Archive for ambient music

Fripp & Eno

Posted in Music with tags , , , , , , , on January 13, 2013 by David McInerny

IMG_2676I hold no illusions that having an opportunity to meet my favorite heroes in sports or popular music would be highly stimulating, much less edifying. As a result, I immediately turn off the TV before the winning and losing athletes are interviewed, or head for a restroom break at concerts when the vocalist decides to enrapture his/her captive audience with political erudition. I’m no longer stunned that athletic or musical brilliance is often unaccompanied by an ability to string cogent thoughts together in a conversational setting.

There are exceptions, of course, and one hope that I harbor is a chance to meet two musicians, engaging and intelligent both in and out of the recording studio – Brian Eno and Robert Fripp. As long as I’m dreaming, I’d like to meet them over a long Sunday lunch, outdoors, at a small restaurant in the Vaucluse region of France. Stuffed lamb shoulder, green beans, warm fresh bread, and strong French coffee. I digress.

Brian Eno began his rock career on the first Roxy Music album (1972, credited simply under the name Eno). He then left the band and continued his experimentation in tape looping, ultimately becoming the father of ambient music. If your favorite band suddenly acquired a sound that added richness and complexity that didn’t exist on their previous albums, there’s a fair chance that Brian Eno was brought in to produce the album. A very short list of artists to enjoy Eno’s production and engineering attentions are Talking Heads, U2, David Bowie, and Coldplay.

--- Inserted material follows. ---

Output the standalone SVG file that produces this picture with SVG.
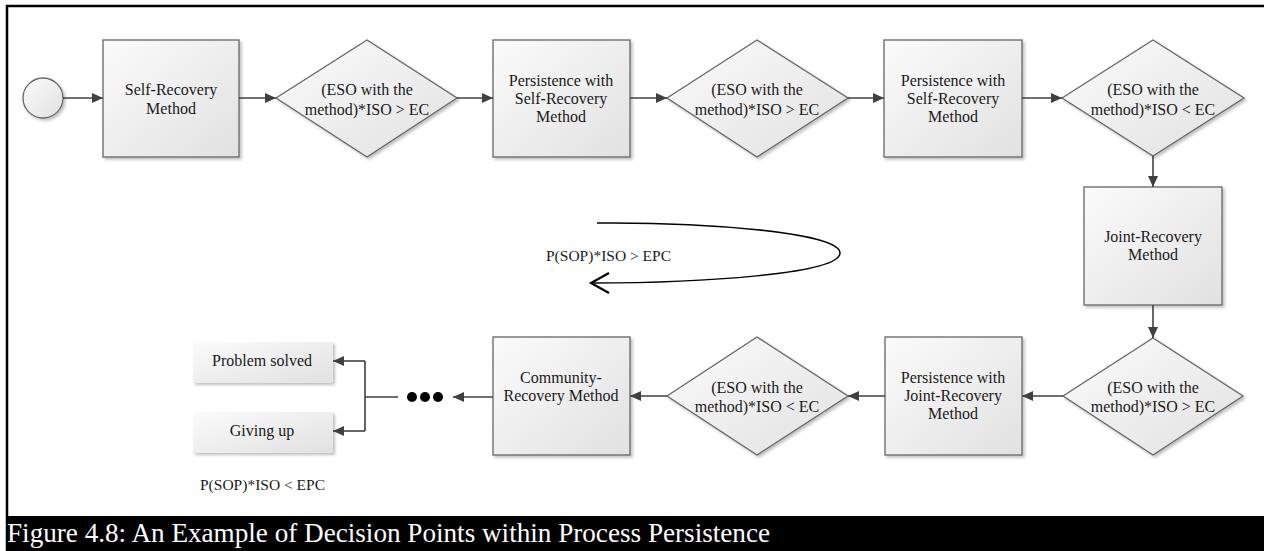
<svg xmlns="http://www.w3.org/2000/svg" width="1264" height="551" viewBox="0 0 1264 551">
  <defs>
    <linearGradient id="fillGrad" x1="0" y1="0" x2="1" y2="1">
      <stop offset="0" stop-color="#fbfbfb"/>
      <stop offset="1" stop-color="#e1e1e1"/>
    </linearGradient>
    <filter id="shadow" x="-10%" y="-10%" width="130%" height="130%">
      <feDropShadow dx="2" dy="2" stdDeviation="1.5" flood-color="#000" flood-opacity="0.25"/>
    </filter>
    <marker id="arrow" markerUnits="userSpaceOnUse" markerWidth="12" markerHeight="10" refX="11" refY="5" orient="auto">
      <path d="M0,0 L11,5 L0,10 Z" fill="#404040"/>
    </marker>
    <style>
      .shape { fill: url(#fillGrad); stroke: #666; stroke-width: 1.3; filter: url(#shadow); }
      .plain { fill: url(#fillGrad); stroke: none; filter: url(#shadow); }
      .lbl { font-family: "Liberation Serif", "Times New Roman", serif; font-size: 16px; fill: #1a1a1a; text-anchor: middle; }
      .note { font-family: "Liberation Serif", "Times New Roman", serif; font-size: 15.5px; fill: #1a1a1a; }
      .conn { fill: none; stroke: #404040; stroke-width: 1.6; }
      .conn-arrow { fill: none; stroke: #404040; stroke-width: 1.6; marker-end: url(#arrow); }
    </style>
  </defs>

  <rect width="1264" height="551" fill="#fff"/>

  <!-- frame -->
  <path d="M7,551 V6 H1264" fill="none" stroke="#000" stroke-width="2.5"/>

  <!-- start event -->
  <g id="start">
    <circle cx="43" cy="98" r="20" class="shape"/>
  </g>

  <!-- top row -->
  <g id="self-recovery">
    <rect x="103" y="40" width="136" height="117" class="shape"/>
    <text class="lbl" x="171" y="95">Self-Recovery</text>
    <text class="lbl" x="171" y="114">Method</text>
  </g>
  <g id="decision-1">
    <polygon points="276,98 367,40 457,98 367,157" class="shape"/>
    <text class="lbl" x="367" y="95">(ESO with the</text>
    <text class="lbl" x="367" y="115">method)*ISO &gt; EC</text>
  </g>
  <g id="persist-self-1">
    <rect x="493" y="40" width="137" height="117" class="shape"/>
    <text class="lbl" x="561" y="86">Persistence with</text>
    <text class="lbl" x="561" y="104">Self-Recovery</text>
    <text class="lbl" x="561" y="122">Method</text>
  </g>
  <g id="decision-2">
    <polygon points="667,98 757,40 848,98 757,157" class="shape"/>
    <text class="lbl" x="757" y="95">(ESO with the</text>
    <text class="lbl" x="757" y="115">method)*ISO &gt; EC</text>
  </g>
  <g id="persist-self-2">
    <rect x="884" y="40" width="138" height="117" class="shape"/>
    <text class="lbl" x="953" y="86">Persistence with</text>
    <text class="lbl" x="953" y="104">Self-Recovery</text>
    <text class="lbl" x="953" y="122">Method</text>
  </g>
  <g id="decision-3">
    <polygon points="1062,98 1153,40 1244,98 1153,156" class="shape"/>
    <text class="lbl" x="1153" y="95">(ESO with the</text>
    <text class="lbl" x="1153" y="115">method)*ISO &lt; EC</text>
  </g>

  <!-- right column -->
  <g id="joint-recovery">
    <rect x="1084" y="187" width="138" height="118" class="shape"/>
    <text class="lbl" x="1153" y="242">Joint-Recovery</text>
    <text class="lbl" x="1153" y="260">Method</text>
  </g>
  <g id="decision-4">
    <polygon points="1063,396 1153,338 1243,396 1153,455" class="shape"/>
    <text class="lbl" x="1153" y="393">(ESO with the</text>
    <text class="lbl" x="1153" y="412">method)*ISO &gt; EC</text>
  </g>

  <!-- bottom row -->
  <g id="persist-joint">
    <rect x="885" y="337" width="137" height="118" class="shape"/>
    <text class="lbl" x="953" y="383">Persistence with</text>
    <text class="lbl" x="953" y="401">Joint-Recovery</text>
    <text class="lbl" x="953" y="419">Method</text>
  </g>
  <g id="decision-5">
    <polygon points="667,396 757,337 848,396 757,455" class="shape"/>
    <text class="lbl" x="757" y="393">(ESO with the</text>
    <text class="lbl" x="757" y="412">method)*ISO &lt; EC</text>
  </g>
  <g id="community-recovery">
    <rect x="493" y="337" width="137" height="118" class="shape"/>
    <text class="lbl" x="561" y="383">Community-</text>
    <text class="lbl" x="561" y="401">Recovery Method</text>
  </g>
  <g id="ellipsis">
    <circle cx="412" cy="397" r="5" fill="#000"/>
    <circle cx="425" cy="397" r="5" fill="#000"/>
    <circle cx="438" cy="397" r="5" fill="#000"/>
  </g>
  <g id="problem-solved">
    <rect x="193" y="342" width="140" height="41" class="plain"/>
    <text class="lbl" x="262" y="366">Problem solved</text>
  </g>
  <g id="giving-up">
    <rect x="193" y="412" width="140" height="41" class="plain"/>
    <text class="lbl" x="262" y="436">Giving up</text>
  </g>

  <!-- connectors -->
  <g id="connectors">
    <line x1="63" y1="98" x2="103" y2="98" class="conn-arrow"/>
    <line x1="239" y1="98" x2="276" y2="98" class="conn-arrow"/>
    <line x1="457" y1="98" x2="493" y2="98" class="conn-arrow"/>
    <line x1="630" y1="98" x2="667" y2="98" class="conn-arrow"/>
    <line x1="848" y1="98" x2="884" y2="98" class="conn-arrow"/>
    <line x1="1022" y1="98" x2="1062" y2="98" class="conn-arrow"/>
    <line x1="1153" y1="156" x2="1153" y2="187" class="conn-arrow"/>
    <line x1="1153" y1="305" x2="1153" y2="338" class="conn-arrow"/>
    <line x1="1063" y1="396" x2="1022" y2="396" class="conn-arrow"/>
    <line x1="885" y1="396" x2="848" y2="396" class="conn-arrow"/>
    <line x1="667" y1="396" x2="630" y2="396" class="conn-arrow"/>
    <line x1="493" y1="397" x2="453" y2="397" class="conn-arrow"/>
    <path d="M398,397 H365 M365,361 V431" class="conn"/>
    <line x1="365" y1="361" x2="333" y2="361" class="conn-arrow"/>
    <line x1="365" y1="431" x2="333" y2="431" class="conn-arrow"/>

    <!-- loop-back curve -->
    <path d="M597,223 C700,222 840,232 840,253 C840,274 700,283 592,283" fill="none" stroke="#000" stroke-width="1.5"/>
    <polyline points="609,273 591,283 609,293" fill="none" stroke="#000" stroke-width="2.2"/>
  </g>

  <text class="note" x="546" y="261">P(SOP)*ISO &gt; EPC</text>
  <text class="note" x="200" y="490">P(SOP)*ISO &lt; EPC</text>

  <!-- caption band -->
  <rect x="6" y="516" width="1258" height="35" fill="#000"/>
  <text x="7" y="542" font-family="Liberation Serif, Times New Roman, serif" font-size="27" fill="#fff" textLength="763" lengthAdjust="spacingAndGlyphs">Figure 4.8: An Example of Decision Points within Process Persistence</text>
</svg>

Robert Fripp is a founding member of King Crimson, a band in the top echelon of experimental and progressive rock. Not satisfied with that, Fripp has launched any number of side projects that include everything from classical guitar to Frippertronics, an electric form of guitar and recording treatments he invented. A host of acclaimed rock’s elite have made their way through King Crimson as well, including Greg Lake, Adrian Belew, Jon Anderson, John Wetton and Tony Levin.

What is truly fascinating about these two is that they are as intelligent off-stage as on, as shown in the many published interviews and writings of both musicians. Robert Fripp has a personal website that is the most interesting and informative of any rock artist I’ve tripped across – dgmlive.com. I’ve no doubt a lunch al fresco with these two gentlemen would be the experience of a lifetime.

Occasionally , these two will team up together on an album, the results of which are always exciting. They have done this four times, always instrumental, and the combination of Eno’s ambient loops and Fripp’s mesmerizing guitar treatments make for sublime listening. I suggest Evening Star (1975) as a starter. Also, each have a new work released, which I highly recommend: Brian Eno – Lux, and A King Crimson Projekct – A Scarcity of Miracles.

Brian Eno – Discreet Music

Posted in Music with tags , , , on August 19, 2012 by David McInerny

When Brian Eno left Roxy Music to follow its own historic path, he created two solo albums which were of similar energy and purely English eccentricity, Here Come the Warm Jets, and Taking Tiger Mountain (by Strategy). In 1975, however, Eno followed a muse he had been contemplating for over a decade, that of creating “ambient” music, lengthy pieces that were not to be listened to actively. The simile he used in the liner notes of Discreet Music was that of hearing it rain outside, but not listening to it. Discreet Music is his first of many successful attempts to make pleasant, meandering music meant to be played at barely audible levels.

Eno made use of fairly new recording technology, that of a synthesizer and delay machine, and embarked on a unique method for the first side of the album, thirty minutes called “Discreet Music.” After programming melodic bits into the synthesizer, he allowed them to loop and echo into a piece that is hypnotic, ebbing and flowing at the edge of the threshold of hearing when played at the suggested volume level.

Side two is equally fascinating. Eno gathers a classical ensemble and instructs them to begin playing several bars of Pachelbel’s Canon in D Major, after which they are to improvise on the piece however they wish. The results are loose and pleasant, a mix of the classical and modern not since attempted, with the possible exception of Philip Glass who, ironically, scored an Eno effort with David Bowie into classical format (Low).

Brian Eno is not only aware he is putting music in motion without an active hand afterward; it is actually his aim to be a listener of the results as well. Ambient music is a theme Eno returns to throughout his recording career, and it is my go-to music for trans-Pacific flights, nights in noisy hotel rooms, and occasions when I need to lessen a nagging case of Weltschmerz.